*Written exercise:* Beginning with the first line, set down every line through the one containing "14, color: '#222'", exactly as it appears, but not the pictures.

*Supplied material:*

>>>>

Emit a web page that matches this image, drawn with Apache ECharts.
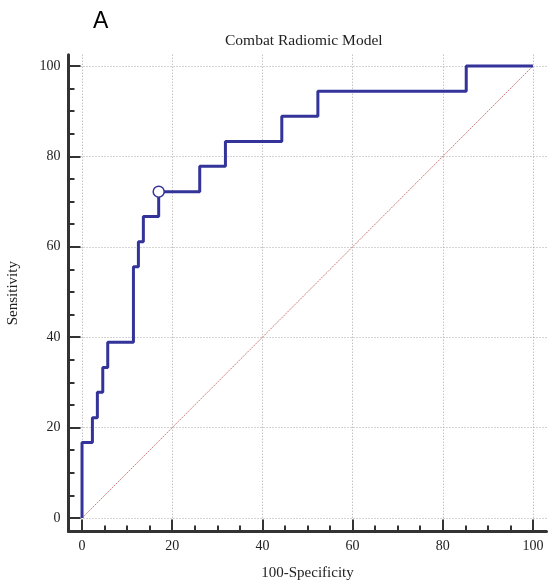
<!DOCTYPE html>
<html>
<head>
<meta charset="utf-8">
<script src="https://cdn.jsdelivr.net/npm/echarts@6/dist/echarts.min.js"></script>
<style>
  html, body { margin: 0; padding: 0; background: #fff; }
  #chart { width: 549px; height: 582px; }
</style>
</head>
<body>
<div id="chart"></div>
<script>
// ROC curve operating points (100-Specificity, Sensitivity)
const fpr = [0, 0, 2.3, 2.3, 3.4, 3.4, 4.6, 4.6, 5.7, 5.7, 11.4, 11.4, 12.5, 12.5, 13.6, 13.6, 17.0, 17.0, 26.1, 26.1, 31.8, 31.8, 44.3, 44.3, 52.3, 52.3, 85.2, 85.2, 100]
const tpr = [0, 16.7, 16.7, 22.2, 22.2, 27.8, 27.8, 33.3, 33.3, 38.9, 38.9, 55.6, 55.6, 61.1, 61.1, 66.7, 66.7, 72.2, 72.2, 77.8, 77.8, 83.3, 83.3, 88.9, 88.9, 94.4, 94.4, 100, 100]
const cutoff = [17.0, 72.2]
const diagonal = [[0, 0], [100, 100]]
const majorTicks = [0, 20, 40, 60, 80, 100]
const minorTicks = [5, 10, 15, 25, 30, 35, 45, 50, 55, 65, 70, 75, 85, 90, 95]

const axisColor = '#333'
const labelFont = { fontFamily: 'Liberation Serif', fontSize: 14, color: '#222' }

function axisPair(dim) {
  const isX = dim === 'x'
  const range = isX ? { min: -3, max: 103 } : { min: -3, max: 102.5 }
  return [
    {
      type: 'value',
      position: isX ? 'bottom' : 'left',
      ...range,
      name: isX ? '100-Specificity' : 'Sensitivity',
      nameLocation: 'middle',
      nameGap: isX ? 34 : 48,
      nameTextStyle: { fontFamily: 'Liberation Serif', fontSize: 15, color: '#222' },
      axisLine: { show: true, onZero: false, lineStyle: { color: axisColor, width: 3 } },
      axisTick: { show: true, inside: true, length: 12, customValues: majorTicks, lineStyle: { color: axisColor, width: 2 } },
      axisLabel: { ...labelFont, margin: 8, customValues: majorTicks },
      splitLine: { show: true, lineStyle: { color: '#a8a8a8', type: [1, 2], width: 1 } },
    },
    {
      type: 'value',
      position: isX ? 'bottom' : 'left',
      ...range,
      axisLine: { show: false, onZero: false },
      axisTick: { show: true, inside: true, length: 6, customValues: minorTicks, lineStyle: { color: axisColor, width: 2 } },
      axisLabel: { show: false },
      splitLine: { show: false },
    },
  ]
}

const chart = echarts.init(document.getElementById('chart'))
chart.setOption({
  backgroundColor: '#fff',
  animation: false,
  title: [
    { text: 'A', left: 88, top: 5, textStyle: { fontFamily: 'Liberation Sans', fontSize: 23, fontWeight: 'normal', color: '#000' } },
    { text: 'Combat Radiomic Model', left: 220, top: 28, textStyle: { fontFamily: 'Liberation Serif', fontSize: 15.5, fontWeight: 'normal', color: '#222' } },
  ],
  grid: { left: 68.5, right: 2.5, top: 54.7, bottom: 50.4, outerBoundsMode: 'none' },
  xAxis: axisPair('x'),
  yAxis: axisPair('y'),
  series: [
    {
      type: 'line',
      data: diagonal,
      symbol: 'none',
      lineStyle: { color: '#c45c5c', width: 1, type: [2, 1], opacity: 0.8 },
      z: 2,
    },
    {
      type: 'line',
      data: fpr.map((x, i) => [x, tpr[i]]),
      symbol: 'none',
      lineStyle: { color: '#333399', width: 3 },
      z: 3,
    },
    {
      type: 'scatter',
      data: [cutoff],
      symbol: 'circle',
      symbolSize: 11,
      itemStyle: { color: '#fff', borderColor: '#333399', borderWidth: 1.5, opacity: 1 },
      z: 4,
    },
  ],
})
</script>
</body>
</html>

<<<<

*Result for this task:*
Emit a web page that matches this image, drawn with Apache ECharts.
<!DOCTYPE html>
<html>
<head>
<meta charset="utf-8">
<script src="https://cdn.jsdelivr.net/npm/echarts@6/dist/echarts.min.js"></script>
<style>
  html, body { margin: 0; padding: 0; background: #fff; }
  #chart { width: 549px; height: 582px; }
</style>
</head>
<body>
<div id="chart"></div>
<script>
// ROC curve operating points (100-Specificity, Sensitivity)
const fpr = [0, 0, 2.3, 2.3, 3.4, 3.4, 4.6, 4.6, 5.7, 5.7, 11.4, 11.4, 12.5, 12.5, 13.6, 13.6, 17.0, 17.0, 26.1, 26.1, 31.8, 31.8, 44.3, 44.3, 52.3, 52.3, 85.2, 85.2, 100]
const tpr = [0, 16.7, 16.7, 22.2, 22.2, 27.8, 27.8, 33.3, 33.3, 38.9, 38.9, 55.6, 55.6, 61.1, 61.1, 66.7, 66.7, 72.2, 72.2, 77.8, 77.8, 83.3, 83.3, 88.9, 88.9, 94.4, 94.4, 100, 100]
const cutoff = [17.0, 72.2]
const diagonal = [[0, 0], [100, 100]]
const majorTicks = [0, 20, 40, 60, 80, 100]
const minorTicks = [5, 10, 15, 25, 30, 35, 45, 50, 55, 65, 70, 75, 85, 90, 95]

const axisColor = '#333'
const labelFont = { fontFamily: 'Liberation Serif', fontSize: 14, color: '#222' }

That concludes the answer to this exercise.